Instructions for the task:
Return only the lines between the line holding "TypeScript and D3.js." and the line holding "const yL = d3.scaleLinear().domain([0, 8]).range([B, T]);", the two boundary lines included, exactly as they appear.

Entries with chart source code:
--- Start ---
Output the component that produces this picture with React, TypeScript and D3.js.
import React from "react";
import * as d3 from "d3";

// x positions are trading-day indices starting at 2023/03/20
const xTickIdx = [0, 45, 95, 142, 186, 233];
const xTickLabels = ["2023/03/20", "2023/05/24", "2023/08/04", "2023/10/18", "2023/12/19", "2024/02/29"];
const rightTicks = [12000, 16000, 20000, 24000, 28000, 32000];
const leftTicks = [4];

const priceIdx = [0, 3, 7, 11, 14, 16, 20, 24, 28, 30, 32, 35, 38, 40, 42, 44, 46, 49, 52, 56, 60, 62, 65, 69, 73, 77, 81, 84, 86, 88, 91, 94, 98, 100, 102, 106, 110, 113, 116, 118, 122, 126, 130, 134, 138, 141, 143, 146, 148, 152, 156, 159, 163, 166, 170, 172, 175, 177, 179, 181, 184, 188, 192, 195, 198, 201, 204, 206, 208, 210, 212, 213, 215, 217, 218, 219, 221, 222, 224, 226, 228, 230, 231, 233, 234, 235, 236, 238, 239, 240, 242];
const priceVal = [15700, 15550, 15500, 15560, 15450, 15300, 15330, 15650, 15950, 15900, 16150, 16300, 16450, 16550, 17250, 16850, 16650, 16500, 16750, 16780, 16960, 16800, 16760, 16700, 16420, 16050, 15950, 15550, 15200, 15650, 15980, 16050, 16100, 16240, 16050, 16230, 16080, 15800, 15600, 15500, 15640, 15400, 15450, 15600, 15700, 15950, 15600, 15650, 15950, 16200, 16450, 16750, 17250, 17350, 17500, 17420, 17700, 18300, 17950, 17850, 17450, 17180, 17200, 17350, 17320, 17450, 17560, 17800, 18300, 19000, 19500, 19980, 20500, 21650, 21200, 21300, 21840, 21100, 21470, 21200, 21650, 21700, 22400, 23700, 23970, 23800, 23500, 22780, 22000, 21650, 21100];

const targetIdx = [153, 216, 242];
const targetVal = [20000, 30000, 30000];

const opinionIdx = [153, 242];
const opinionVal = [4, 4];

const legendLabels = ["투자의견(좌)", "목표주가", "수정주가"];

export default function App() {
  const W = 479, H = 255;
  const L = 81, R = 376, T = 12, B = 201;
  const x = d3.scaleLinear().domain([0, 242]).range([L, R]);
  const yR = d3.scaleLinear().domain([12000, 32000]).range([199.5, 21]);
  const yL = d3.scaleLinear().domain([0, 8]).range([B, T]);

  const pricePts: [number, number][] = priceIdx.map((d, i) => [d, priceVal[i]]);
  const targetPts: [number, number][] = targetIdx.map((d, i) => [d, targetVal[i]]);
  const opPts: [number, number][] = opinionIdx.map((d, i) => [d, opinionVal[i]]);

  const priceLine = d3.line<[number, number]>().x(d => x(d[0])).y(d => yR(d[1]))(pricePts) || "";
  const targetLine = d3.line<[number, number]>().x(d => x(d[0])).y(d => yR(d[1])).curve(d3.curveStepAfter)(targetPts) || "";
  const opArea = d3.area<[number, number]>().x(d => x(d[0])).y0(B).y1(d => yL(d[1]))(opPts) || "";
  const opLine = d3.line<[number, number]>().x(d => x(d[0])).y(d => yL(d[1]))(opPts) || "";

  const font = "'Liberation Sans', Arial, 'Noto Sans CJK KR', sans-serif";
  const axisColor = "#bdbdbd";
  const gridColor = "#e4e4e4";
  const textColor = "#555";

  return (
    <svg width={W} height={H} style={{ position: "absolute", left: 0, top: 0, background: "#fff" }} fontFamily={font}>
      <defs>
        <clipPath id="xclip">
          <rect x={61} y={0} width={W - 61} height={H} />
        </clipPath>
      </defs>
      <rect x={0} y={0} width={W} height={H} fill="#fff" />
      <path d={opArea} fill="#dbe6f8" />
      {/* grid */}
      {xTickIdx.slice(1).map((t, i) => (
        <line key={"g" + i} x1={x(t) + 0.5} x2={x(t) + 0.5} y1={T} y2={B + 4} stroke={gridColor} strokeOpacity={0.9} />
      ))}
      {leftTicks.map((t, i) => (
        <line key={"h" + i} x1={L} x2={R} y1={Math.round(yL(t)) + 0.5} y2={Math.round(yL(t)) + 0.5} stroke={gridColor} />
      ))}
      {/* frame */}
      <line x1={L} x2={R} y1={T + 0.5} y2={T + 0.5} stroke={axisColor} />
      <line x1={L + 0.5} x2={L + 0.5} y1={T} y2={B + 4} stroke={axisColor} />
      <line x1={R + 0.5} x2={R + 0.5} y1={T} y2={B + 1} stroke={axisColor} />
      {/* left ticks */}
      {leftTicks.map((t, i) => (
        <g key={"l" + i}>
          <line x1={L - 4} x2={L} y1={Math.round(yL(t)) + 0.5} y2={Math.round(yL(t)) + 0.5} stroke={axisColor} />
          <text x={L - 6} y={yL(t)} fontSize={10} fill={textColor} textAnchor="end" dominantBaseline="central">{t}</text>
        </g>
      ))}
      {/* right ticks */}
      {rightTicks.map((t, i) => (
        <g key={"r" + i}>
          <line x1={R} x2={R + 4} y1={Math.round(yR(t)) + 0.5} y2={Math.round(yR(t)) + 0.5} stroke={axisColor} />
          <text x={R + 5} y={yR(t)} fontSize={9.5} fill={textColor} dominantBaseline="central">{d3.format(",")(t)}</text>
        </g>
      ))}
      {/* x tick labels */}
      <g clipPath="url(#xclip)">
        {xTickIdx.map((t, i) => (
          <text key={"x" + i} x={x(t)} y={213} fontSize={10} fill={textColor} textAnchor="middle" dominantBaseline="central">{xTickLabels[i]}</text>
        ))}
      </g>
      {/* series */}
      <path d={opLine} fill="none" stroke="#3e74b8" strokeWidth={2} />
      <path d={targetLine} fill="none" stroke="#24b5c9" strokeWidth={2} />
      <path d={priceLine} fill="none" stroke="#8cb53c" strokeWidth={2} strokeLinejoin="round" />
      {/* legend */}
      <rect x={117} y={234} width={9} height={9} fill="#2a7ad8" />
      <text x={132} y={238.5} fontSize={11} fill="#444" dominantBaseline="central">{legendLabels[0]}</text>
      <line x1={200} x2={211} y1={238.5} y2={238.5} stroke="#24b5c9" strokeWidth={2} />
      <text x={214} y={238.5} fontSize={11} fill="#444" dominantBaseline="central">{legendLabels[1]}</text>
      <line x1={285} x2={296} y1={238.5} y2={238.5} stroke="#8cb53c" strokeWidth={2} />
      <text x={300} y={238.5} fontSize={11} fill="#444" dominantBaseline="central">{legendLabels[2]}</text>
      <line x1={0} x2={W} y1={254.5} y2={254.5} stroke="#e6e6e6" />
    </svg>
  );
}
--- End ---
--- Start ---
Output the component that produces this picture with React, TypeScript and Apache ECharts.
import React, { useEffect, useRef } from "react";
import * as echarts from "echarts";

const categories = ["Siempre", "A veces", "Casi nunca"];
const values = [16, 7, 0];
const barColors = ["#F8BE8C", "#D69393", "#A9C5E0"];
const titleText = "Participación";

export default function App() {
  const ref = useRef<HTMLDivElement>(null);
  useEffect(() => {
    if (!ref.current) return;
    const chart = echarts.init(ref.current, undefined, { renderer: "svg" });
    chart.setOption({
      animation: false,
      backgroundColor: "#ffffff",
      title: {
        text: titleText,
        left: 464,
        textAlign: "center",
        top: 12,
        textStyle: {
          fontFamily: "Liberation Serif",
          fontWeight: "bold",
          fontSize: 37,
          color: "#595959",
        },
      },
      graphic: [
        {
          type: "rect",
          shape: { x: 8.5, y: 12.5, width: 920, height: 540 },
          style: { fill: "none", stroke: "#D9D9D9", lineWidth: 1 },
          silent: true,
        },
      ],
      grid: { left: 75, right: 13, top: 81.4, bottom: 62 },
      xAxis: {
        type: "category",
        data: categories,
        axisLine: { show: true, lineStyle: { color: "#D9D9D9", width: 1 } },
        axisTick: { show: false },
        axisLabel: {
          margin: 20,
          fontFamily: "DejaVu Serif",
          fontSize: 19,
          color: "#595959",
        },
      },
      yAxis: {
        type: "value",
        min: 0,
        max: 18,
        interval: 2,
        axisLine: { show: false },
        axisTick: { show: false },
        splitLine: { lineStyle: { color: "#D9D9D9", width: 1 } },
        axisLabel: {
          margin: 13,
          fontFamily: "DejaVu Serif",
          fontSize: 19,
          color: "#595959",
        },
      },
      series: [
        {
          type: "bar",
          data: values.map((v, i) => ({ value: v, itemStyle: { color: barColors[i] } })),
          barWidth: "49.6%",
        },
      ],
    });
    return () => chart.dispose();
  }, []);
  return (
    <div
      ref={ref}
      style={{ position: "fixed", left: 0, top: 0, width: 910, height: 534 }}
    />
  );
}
--- End ---
Worked solution:
Output the component that produces this picture with React, TypeScript and D3.js.
import React from "react";
import * as d3 from "d3";

// x positions are trading-day indices starting at 2023/03/20
const xTickIdx = [0, 45, 95, 142, 186, 233];
const xTickLabels = ["2023/03/20", "2023/05/24", "2023/08/04", "2023/10/18", "2023/12/19", "2024/02/29"];
const rightTicks = [12000, 16000, 20000, 24000, 28000, 32000];
const leftTicks = [4];

const priceIdx = [0, 3, 7, 11, 14, 16, 20, 24, 28, 30, 32, 35, 38, 40, 42, 44, 46, 49, 52, 56, 60, 62, 65, 69, 73, 77, 81, 84, 86, 88, 91, 94, 98, 100, 102, 106, 110, 113, 116, 118, 122, 126, 130, 134, 138, 141, 143, 146, 148, 152, 156, 159, 163, 166, 170, 172, 175, 177, 179, 181, 184, 188, 192, 195, 198, 201, 204, 206, 208, 210, 212, 213, 215, 217, 218, 219, 221, 222, 224, 226, 228, 230, 231, 233, 234, 235, 236, 238, 239, 240, 242];
const priceVal = [15700, 15550, 15500, 15560, 15450, 15300, 15330, 15650, 15950, 15900, 16150, 16300, 16450, 16550, 17250, 16850, 16650, 16500, 16750, 16780, 16960, 16800, 16760, 16700, 16420, 16050, 15950, 15550, 15200, 15650, 15980, 16050, 16100, 16240, 16050, 16230, 16080, 15800, 15600, 15500, 15640, 15400, 15450, 15600, 15700, 15950, 15600, 15650, 15950, 16200, 16450, 16750, 17250, 17350, 17500, 17420, 17700, 18300, 17950, 17850, 17450, 17180, 17200, 17350, 17320, 17450, 17560, 17800, 18300, 19000, 19500, 19980, 20500, 21650, 21200, 21300, 21840, 21100, 21470, 21200, 21650, 21700, 22400, 23700, 23970, 23800, 23500, 22780, 22000, 21650, 21100];

const targetIdx = [153, 216, 242];
const targetVal = [20000, 30000, 30000];

const opinionIdx = [153, 242];
const opinionVal = [4, 4];

const legendLabels = ["투자의견(좌)", "목표주가", "수정주가"];

export default function App() {
  const W = 479, H = 255;
  const L = 81, R = 376, T = 12, B = 201;
  const x = d3.scaleLinear().domain([0, 242]).range([L, R]);
  const yR = d3.scaleLinear().domain([12000, 32000]).range([199.5, 21]);
  const yL = d3.scaleLinear().domain([0, 8]).range([B, T]);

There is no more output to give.